* _TASK TO COMPLETE_
Look through the lines below and extract any with the word "this".

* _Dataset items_
============

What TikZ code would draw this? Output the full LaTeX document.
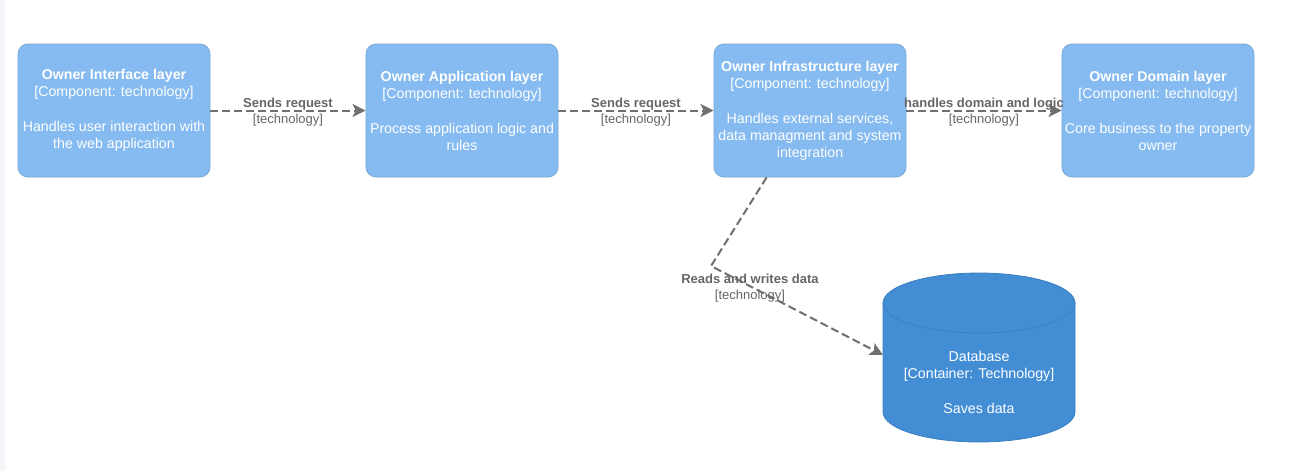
\documentclass[tikz,border=0pt]{standalone}
\usepackage{fontspec}
\setmainfont{Liberation Sans}
\usetikzlibrary{arrows.meta}
\definecolor{compfill}{HTML}{85BBF0}
\definecolor{compline}{HTML}{78A8D8}
\definecolor{dbfill}{HTML}{438DD5}
\definecolor{dbline}{HTML}{3C7FC0}
\definecolor{edgecol}{HTML}{707070}
\definecolor{labcol}{HTML}{666666}
\definecolor{stripcol}{HTML}{F3F5F8}
\tikzset{
  comp/.style={draw=compline, fill=compfill, rounded corners=10pt, line width=0.8pt,
    minimum width=192pt, minimum height=133pt, inner sep=0pt, text=white,
    align=center, font=\fontsize{14.2}{17}\selectfont},
  rel/.style={draw=edgecol, line width=2pt, dash pattern=on 8pt off 4pt,
    -{Stealth[length=13pt,width=13pt,inset=3pt]}},
  rellabel/.style={text=labcol, align=center, inner sep=0pt,
    font=\fontsize{13}{15.5}\selectfont},
}
\begin{document}
\begin{tikzpicture}[x=1pt,y=1pt]
\useasboundingbox (0,0) rectangle (1289,-471);
\fill[white] (0,0) rectangle (1289,-471);
\fill[stripcol] (0,0) rectangle (5,-471);

\node[comp] (iface) at (114,-110.5) {\textbf{Owner Interface layer}\\{}[Component: technology]\\[18pt]Handles user interaction with\\the web application};
\node[comp] (app) at (462,-110.5) {\textbf{Owner Application layer}\\{}[Component: technology]\\[18pt]Process application logic and\\rules};
\node[comp] (infra) at (810,-110.5) {\textbf{Owner Infrastructure layer}\\{}[Component: technology]\\[18pt]Handles external services,\\data managment and system\\integration};
\node[comp] (domain) at (1158,-110.5) {\textbf{Owner Domain layer}\\{}[Component: technology]\\[18pt]Core business to the property\\owner};

% database cylinder
\fill[dbfill] (883,-303) -- (883,-412) arc[start angle=180,end angle=360,x radius=96,y radius=30]
  -- (1075,-303) arc[start angle=0,end angle=180,x radius=96,y radius=30] -- cycle;
\draw[dbline, line width=0.8pt] (883,-303) -- (883,-412) arc[start angle=180,end angle=360,x radius=96,y radius=30]
  -- (1075,-303) arc[start angle=0,end angle=180,x radius=96,y radius=30] -- cycle;
\draw[dbline, line width=0.8pt] (883,-303) arc[start angle=180,end angle=360,x radius=96,y radius=30];
\node[inner sep=0pt, minimum width=192pt, minimum height=169pt] (db) at (979,-357.5) {};
\node[text=white, align=center, inner sep=0pt, font=\fontsize{14.2}{17}\selectfont] (dbtext) at (979,-382)
  {Database\\{}[Container: Technology]\\[18pt]Saves data};

% connectors
\draw[rel] (iface.east) -- (app.west);
\draw[rel] (app.east) -- (infra.west);
\draw[rel] (infra.east) -- (domain.west);
\coordinate (bend) at (711,-266);
\coordinate (dbin) at (883,-355);
\path (infra.south west) ++(53,0) coordinate (infraout);
\draw[rel] (infraout) -- (bend) -- (dbin);

% labels
\node[rellabel] (l1) at (288,-112) {\textbf{Sends request}\\{}[technology]};
\node[rellabel] (l2) at (636,-112) {\textbf{Sends request}\\{}[technology]};
\node[rellabel] (l3) at (984,-112) {\textbf{handles domain and logic}\\{}[technology]};
\node[rellabel] (l4) at (750,-288) {\textbf{Reads and writes data}\\{}[technology]};
\end{tikzpicture}
\end{document}
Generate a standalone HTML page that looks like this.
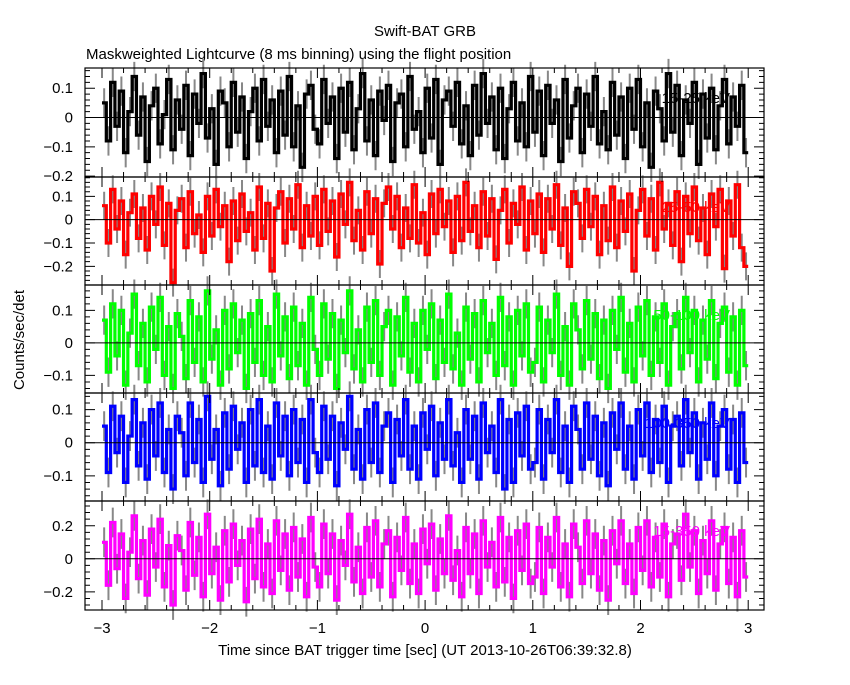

============

* _WRITTEN ANSWER_
What TikZ code would draw this? Output the full LaTeX document.
Generate a standalone HTML page that looks like this.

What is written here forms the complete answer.